Page 1 of 1
Organic Chemistry Question
Posted: Wed Jun 14, 2006 5:17 pm
by Lorelei
Ok folks..its been 14 years since I took organic chemistry and almost as long since I used it....I am hoping some of our folks here might be able to help me out with this.....
I have a tertiary alcohol that undergoes some substitution reaction where the alcohol group is replaced with an aromatic ring......any ideas on mechanisms for this process or conditions required for it to occur?
Posted: Wed Jun 14, 2006 6:20 pm
by Nathan
conditions are probably reflux... It's always reflux...
Posted: Wed Jun 14, 2006 6:40 pm
by Lorelei
Yeah I would think you could use reflux, but this phenomenon happened in real life on the surface of an automobile....not thinking you could fit a heating mantle around a car and that'd be one mean condensor :\
Seriously, I guess I'm looking for things like pH and metal catalysts to be involved with the process....you might get a reflux-like situation due to heating from the sun...
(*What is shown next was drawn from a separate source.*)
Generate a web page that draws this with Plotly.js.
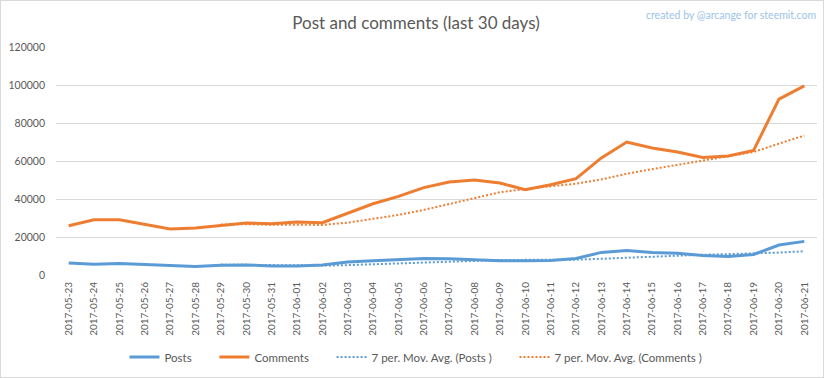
<!DOCTYPE html>
<html>
<head>
<meta charset="utf-8">
<script src="https://cdn.plot.ly/plotly-3.0.1.min.js"></script>
<style>
  html, body { margin: 0; padding: 0; background: #fff; }
  #frame { position: absolute; left: 0; top: 0; width: 822px; height: 376px; border: 1px solid #d9d9d9; }
  #chart { position: absolute; left: 0; top: 0; width: 832px; height: 378px; }
</style>
</head>
<body>
<div id="frame"></div>
<div id="chart"></div>
<script>
const dates = ["2017-05-23","2017-05-24","2017-05-25","2017-05-26","2017-05-27","2017-05-28","2017-05-29","2017-05-30","2017-05-31","2017-06-01","2017-06-02","2017-06-03","2017-06-04","2017-06-05","2017-06-06","2017-06-07","2017-06-08","2017-06-09","2017-06-10","2017-06-11","2017-06-12","2017-06-13","2017-06-14","2017-06-15","2017-06-16","2017-06-17","2017-06-18","2017-06-19","2017-06-20","2017-06-21"];
const posts = [6300,5600,6100,5600,5100,4500,5100,5300,4700,4700,5300,6800,7500,8000,8700,8600,8000,7500,7500,7600,8700,11900,12900,11900,11400,10300,9800,10800,15800,17700];
const comments = [25900,29100,29100,26800,24200,24700,25900,27400,27000,27900,27500,32600,37500,41400,46000,48900,50000,48400,44900,47500,50700,61600,70000,66800,64700,61900,62600,65600,92600,99500];
const maDates = dates.slice(6);
const maPosts = [5470,5330,5200,5000,4960,5200,5630,6040,6530,7090,7560,7870,7970,7990,8090,8540,9160,9710,10270,10670,10990,11270,11810,12500];
const maComments = [26530,26740,26440,26270,26370,27570,29400,31610,34270,37400,40560,43540,45300,46730,48060,50290,53300,55700,58030,60460,62610,64740,69170,73390];
const tickVals = [0,20000,40000,60000,80000,100000,120000];
const seriesNames = ["Posts", "Comments", "7 per. Mov. Avg. (Posts )", "7 per. Mov. Avg. (Comments )"];

const BLUE = "#5b9bd5", ORANGE = "#ed7d31";
const FONT = "Lato, 'Open Sans', sans-serif";
const PAD = "\u00a0\u00a0\u00a0\u00a0\u00a0\u00a0";

const traces = [
  {x: dates, y: posts, name: seriesNames[0] + PAD, type: "scatter", mode: "lines",
   line: {color: BLUE, width: 3}},
  {x: dates, y: comments, name: seriesNames[1] + PAD, type: "scatter", mode: "lines",
   line: {color: ORANGE, width: 3}},
  {x: maDates, y: maPosts, name: seriesNames[2] + PAD, type: "scatter", mode: "lines",
   line: {color: BLUE, width: 2, dash: "2px,2px"}},
  {x: maDates, y: maComments, name: seriesNames[3], type: "scatter", mode: "lines",
   line: {color: ORANGE, width: 2, dash: "2px,2px"}}
];

const layout = {
  width: 832, height: 378,
  paper_bgcolor: "rgba(0,0,0,0)", plot_bgcolor: "rgba(0,0,0,0)",
  margin: {l: 56, r: 15, t: 47, b: 103},
  font: {family: FONT, color: "#595959", size: 11},
  title: {text: "Post and comments (last 30 days)", font: {family: FONT, size: 17, color: "#595959"},
          x: 0.5, xanchor: "center", y: 1 - 23 / 378, yanchor: "middle", yref: "container"},
  showlegend: true,
  legend: {orientation: "h", x: 0.5, xref: "container", xanchor: "center",
           y: 1 - 357 / 378, yref: "container", yanchor: "middle",
           font: {family: FONT, size: 11.5, color: "#595959"}, itemwidth: 30, tracegroupgap: 0},
  xaxis: {type: "category", categoryorder: "array", categoryarray: dates, automargin: false,
          range: [-0.5, 29.5], tickangle: -90, showgrid: false, zeroline: false,
          showline: false, ticks: "", ticklabelstandoff: 4,
          tickfont: {family: FONT, size: 10, color: "#595959"}},
  yaxis: {range: [0, 120000], tickvals: tickVals, ticktext: tickVals.map(String), automargin: false,
          showgrid: true, gridcolor: "#d9d9d9", gridwidth: 1, zeroline: false,
          showline: false, ticks: "", ticklabelstandoff: 10,
          tickfont: {family: FONT, size: 10.5, color: "#595959"}},
  annotations: [{text: "created by @arcange for steemit.com", xref: "paper", yref: "paper",
                 x: 1 + (818 - 817) / 761, xanchor: "right",
                 y: 1 + (47 - 15) / 228, yanchor: "middle",
                 showarrow: false,
                 font: {family: FONT, size: 10.5, color: "#9dc3e6"}}]
};

Plotly.newPlot("chart", traces, layout, {displayModeBar: false, staticPlot: true});
</script>
</body>
</html>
Posted: Wed Jun 14, 2006 7:01 pm
by Creator
I only remember one thing from chemistry:
Johnny was a chemist
Johnny is no more
What Johnny thought was H2O
Was H2SO4!!
Posted: Wed Jun 14, 2006 7:12 pm
by Lorelei
Creator wrote:I only remember one thing from chemistry:
Johnny was a chemist
Johnny is no more
What Johnny thought was H2O
Was H2SO4!!
LOL...I've never heard that one before!
Posted: Thu Jun 15, 2006 6:19 pm
by Prebe
Substitution of a tertiary alcohol?
A tertiary alcohol is an alcohol where the OH group is sitting on a carbon with carbonyl substituents on the last three positions right?
Just askin'. It's been a while for me to (organic chemisty of course

)
Posted: Thu Jun 15, 2006 9:04 pm
by I'm Murrin
I think that's right, Prebe.
I'm in the same situation - can't remember my A-level chemistry well enough to think of anything.
Posted: Thu Jun 15, 2006 9:21 pm
by Lorelei
A tertiary alcohol is a carbon with three aliphatic groups attached to it and then one alcohol.
Aliphatic means a carbon chain of some random make-up that does not contain an aromatic.
Posted: Thu Jun 15, 2006 9:31 pm
by Menolly
I forwarded a link to this thread to Paul, in the hopes it would get him to post. He too is embarrassed to not remember enough, so he asked me to post this guess for him.
the only thing that comes to mind is that it's the aryl that undergoes the substitution, not the alcohol, and that the process might take place in the process of nickel...but there's nothing for me to base this on except my B+ ten years ago. :/
Posted: Thu Jun 15, 2006 9:36 pm
by Lorelei
Ok....I have nickel present in some samples but not others. Does it have to be nickel or can it be any divalent metal? (yeah I know I'm pushing it but I'm really stuck here)
Posted: Thu Jun 15, 2006 9:50 pm
by Menolly
Forwarding question back to Paul. It might not be guessed at until tomorrow though.
Posted: Fri Jun 16, 2006 11:21 am
by Menolly
Here's Paul's reply. I have no idea if it's any help though...
Crap. The key factor that I remember was that surface properties of nickel catalysts were particularly useful for aryl substitutions, but I can't recall whether the valence makes a difference. If pressed, I would hypothesize cupro-nickel alloys maybe, precious metals like platinum yes, alumina and ferrous metals no. Sorry about not being more specific.
On a related note, you would probably want to see whether the reaction was taking place at neutral or slightly basic pH to prevent competing esterification of the alcohol, and in conditions as dry as possible to prevent incomplete adsorption to the catalyst. Once again, this is mostly guesswork here.
Re: Organic Chemistry Question
Posted: Mon Jan 08, 2007 1:54 am
by Farm Ur-Ted
Lorelei wrote:
I have a tertiary alcohol that undergoes some substitution reaction where the alcohol group is replaced with an aromatic ring......any ideas on mechanisms for this process or conditions required for it to occur?
Sounds like an acid catalyzed reaction to me. Tri-substituted cations (like trimethylcarbenium) are stabilized relative to less substituted ones. The cation reacts with the aromatic compound by a standard electrophilic substitution reaction (see below).
Me3COH + H+ ---> Me3C+ + H2O
Me3C+ + PhH ----> Ph-CMe3 + H+
Posted: Fri Jan 12, 2007 11:41 pm
by Phantasm
All I can recall about organic chemistry (it's been 24 years), is that my teacher was called Dr Webster and he was a sadistic bugger.
But he must have been good, because I got an A in both my O grade and Higher Chemistry.